▶ [Dataset content]:
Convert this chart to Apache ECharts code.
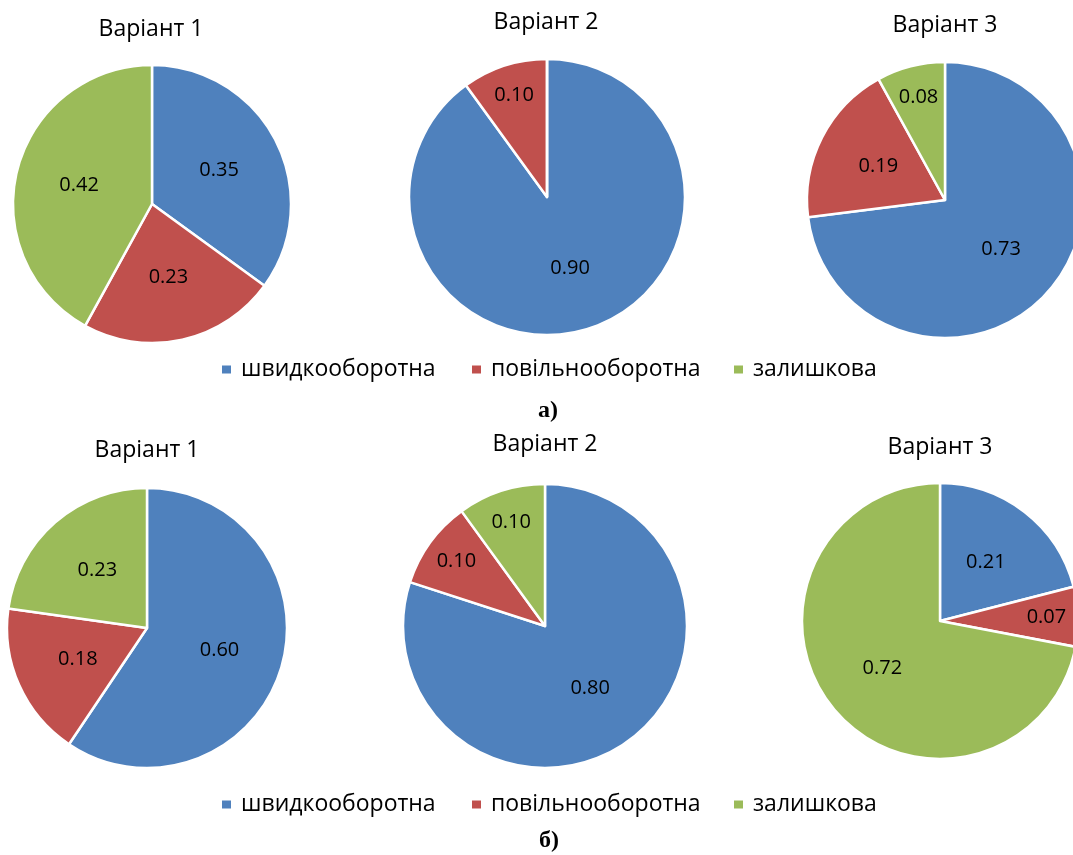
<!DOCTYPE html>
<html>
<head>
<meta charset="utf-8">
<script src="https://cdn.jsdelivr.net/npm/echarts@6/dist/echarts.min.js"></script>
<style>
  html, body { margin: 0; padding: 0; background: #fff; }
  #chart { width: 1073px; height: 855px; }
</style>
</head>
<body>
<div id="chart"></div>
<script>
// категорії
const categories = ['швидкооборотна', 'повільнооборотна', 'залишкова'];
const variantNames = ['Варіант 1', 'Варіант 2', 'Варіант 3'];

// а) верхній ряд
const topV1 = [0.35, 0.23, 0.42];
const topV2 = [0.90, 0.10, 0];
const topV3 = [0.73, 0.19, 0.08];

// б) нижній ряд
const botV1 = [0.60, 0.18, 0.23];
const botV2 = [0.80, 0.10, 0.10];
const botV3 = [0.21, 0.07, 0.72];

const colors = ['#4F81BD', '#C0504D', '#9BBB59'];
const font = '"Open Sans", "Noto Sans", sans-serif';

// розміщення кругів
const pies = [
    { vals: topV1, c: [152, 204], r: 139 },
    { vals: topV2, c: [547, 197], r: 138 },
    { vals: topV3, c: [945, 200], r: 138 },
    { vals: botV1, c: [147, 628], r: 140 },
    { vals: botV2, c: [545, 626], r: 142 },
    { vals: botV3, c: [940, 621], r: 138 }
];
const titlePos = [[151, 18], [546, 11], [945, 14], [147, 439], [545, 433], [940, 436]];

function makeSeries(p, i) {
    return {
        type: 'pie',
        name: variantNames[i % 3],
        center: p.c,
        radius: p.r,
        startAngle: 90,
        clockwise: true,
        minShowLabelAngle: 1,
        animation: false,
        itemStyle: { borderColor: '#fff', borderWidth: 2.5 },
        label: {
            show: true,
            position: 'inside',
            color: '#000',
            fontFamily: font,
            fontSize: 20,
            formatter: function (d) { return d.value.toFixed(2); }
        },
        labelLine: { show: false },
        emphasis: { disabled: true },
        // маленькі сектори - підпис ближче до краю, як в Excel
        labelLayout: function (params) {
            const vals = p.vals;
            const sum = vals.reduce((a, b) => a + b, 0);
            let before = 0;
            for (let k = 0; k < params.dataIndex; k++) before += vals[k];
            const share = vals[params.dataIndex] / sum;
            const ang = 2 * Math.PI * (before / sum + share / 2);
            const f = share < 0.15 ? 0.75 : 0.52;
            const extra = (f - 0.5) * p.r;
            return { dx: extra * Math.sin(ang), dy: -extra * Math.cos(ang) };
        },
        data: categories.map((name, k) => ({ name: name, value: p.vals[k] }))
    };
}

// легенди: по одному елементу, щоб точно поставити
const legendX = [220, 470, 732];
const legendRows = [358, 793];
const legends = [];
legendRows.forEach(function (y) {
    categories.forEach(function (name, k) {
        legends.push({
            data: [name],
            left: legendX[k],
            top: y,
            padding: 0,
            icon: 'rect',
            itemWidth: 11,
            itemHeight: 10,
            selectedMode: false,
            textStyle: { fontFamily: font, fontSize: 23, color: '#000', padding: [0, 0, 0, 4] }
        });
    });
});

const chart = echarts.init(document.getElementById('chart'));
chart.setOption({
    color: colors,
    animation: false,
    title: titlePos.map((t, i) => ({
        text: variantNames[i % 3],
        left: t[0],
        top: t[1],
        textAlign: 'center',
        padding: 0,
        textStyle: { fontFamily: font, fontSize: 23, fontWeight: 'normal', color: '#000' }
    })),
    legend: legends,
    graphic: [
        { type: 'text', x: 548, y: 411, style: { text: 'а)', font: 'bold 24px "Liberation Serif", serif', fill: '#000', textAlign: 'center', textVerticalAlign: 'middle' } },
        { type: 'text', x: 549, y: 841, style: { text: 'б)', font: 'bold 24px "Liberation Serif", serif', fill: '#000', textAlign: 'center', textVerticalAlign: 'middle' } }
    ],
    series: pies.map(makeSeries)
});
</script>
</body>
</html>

▶ [Exercise task]: Replicate the material above verbatim; images stay out of the copy.

▶ [Response for this exercise]:
Convert this chart to Apache ECharts code.
<!DOCTYPE html>
<html>
<head>
<meta charset="utf-8">
<script src="https://cdn.jsdelivr.net/npm/echarts@6/dist/echarts.min.js"></script>
<style>
  html, body { margin: 0; padding: 0; background: #fff; }
  #chart { width: 1073px; height: 855px; }
</style>
</head>
<body>
<div id="chart"></div>
<script>
// категорії
const categories = ['швидкооборотна', 'повільнооборотна', 'залишкова'];
const variantNames = ['Варіант 1', 'Варіант 2', 'Варіант 3'];

// а) верхній ряд
const topV1 = [0.35, 0.23, 0.42];
const topV2 = [0.90, 0.10, 0];
const topV3 = [0.73, 0.19, 0.08];

// б) нижній ряд
const botV1 = [0.60, 0.18, 0.23];
const botV2 = [0.80, 0.10, 0.10];
const botV3 = [0.21, 0.07, 0.72];

const colors = ['#4F81BD', '#C0504D', '#9BBB59'];
const font = '"Open Sans", "Noto Sans", sans-serif';

// розміщення кругів
const pies = [
    { vals: topV1, c: [152, 204], r: 139 },
    { vals: topV2, c: [547, 197], r: 138 },
    { vals: topV3, c: [945, 200], r: 138 },
    { vals: botV1, c: [147, 628], r: 140 },
    { vals: botV2, c: [545, 626], r: 142 },
    { vals: botV3, c: [940, 621], r: 138 }
];
const titlePos = [[151, 18], [546, 11], [945, 14], [147, 439], [545, 433], [940, 436]];

function makeSeries(p, i) {
    return {
        type: 'pie',
        name: variantNames[i % 3],
        center: p.c,
        radius: p.r,
        startAngle: 90,
        clockwise: true,
        minShowLabelAngle: 1,
        animation: false,
        itemStyle: { borderColor: '#fff', borderWidth: 2.5 },
        label: {
            show: true,
            position: 'inside',
            color: '#000',
            fontFamily: font,
            fontSize: 20,
            formatter: function (d) { return d.value.toFixed(2); }
        },
        labelLine: { show: false },
        emphasis: { disabled: true },
        // маленькі сектори - підпис ближче до краю, як в Excel
        labelLayout: function (params) {
            const vals = p.vals;
            const sum = vals.reduce((a, b) => a + b, 0);
            let before = 0;
            for (let k = 0; k < params.dataIndex; k++) before += vals[k];
            const share = vals[params.dataIndex] / sum;
            const ang = 2 * Math.PI * (before / sum + share / 2);
            const f = share < 0.15 ? 0.75 : 0.52;
            const extra = (f - 0.5) * p.r;
            return { dx: extra * Math.sin(ang), dy: -extra * Math.cos(ang) };
        },
        data: categories.map((name, k) => ({ name: name, value: p.vals[k] }))
    };
}

// легенди: по одному елементу, щоб точно поставити
const legendX = [220, 470, 732];
const legendRows = [358, 793];
const legends = [];
legendRows.forEach(function (y) {
    categories.forEach(function (name, k) {
        legends.push({
            data: [name],
            left: legendX[k],
            top: y,
            padding: 0,
            icon: 'rect',
            itemWidth: 11,
            itemHeight: 10,
            selectedMode: false,
            textStyle: { fontFamily: font, fontSize: 23, color: '#000', padding: [0, 0, 0, 4] }
        });
    });
});

const chart = echarts.init(document.getElementById('chart'));
chart.setOption({
    color: colors,
    animation: false,
    title: titlePos.map((t, i) => ({
        text: variantNames[i % 3],
        left: t[0],
        top: t[1],
        textAlign: 'center',
        padding: 0,
        textStyle: { fontFamily: font, fontSize: 23, fontWeight: 'normal', color: '#000' }
    })),
    legend: legends,
    graphic: [
        { type: 'text', x: 548, y: 411, style: { text: 'а)', font: 'bold 24px "Liberation Serif", serif', fill: '#000', textAlign: 'center', textVerticalAlign: 'middle' } },
        { type: 'text', x: 549, y: 841, style: { text: 'б)', font: 'bold 24px "Liberation Serif", serif', fill: '#000', textAlign: 'center', textVerticalAlign: 'middle' } }
    ],
    series: pies.map(makeSeries)
});
</script>
</body>
</html>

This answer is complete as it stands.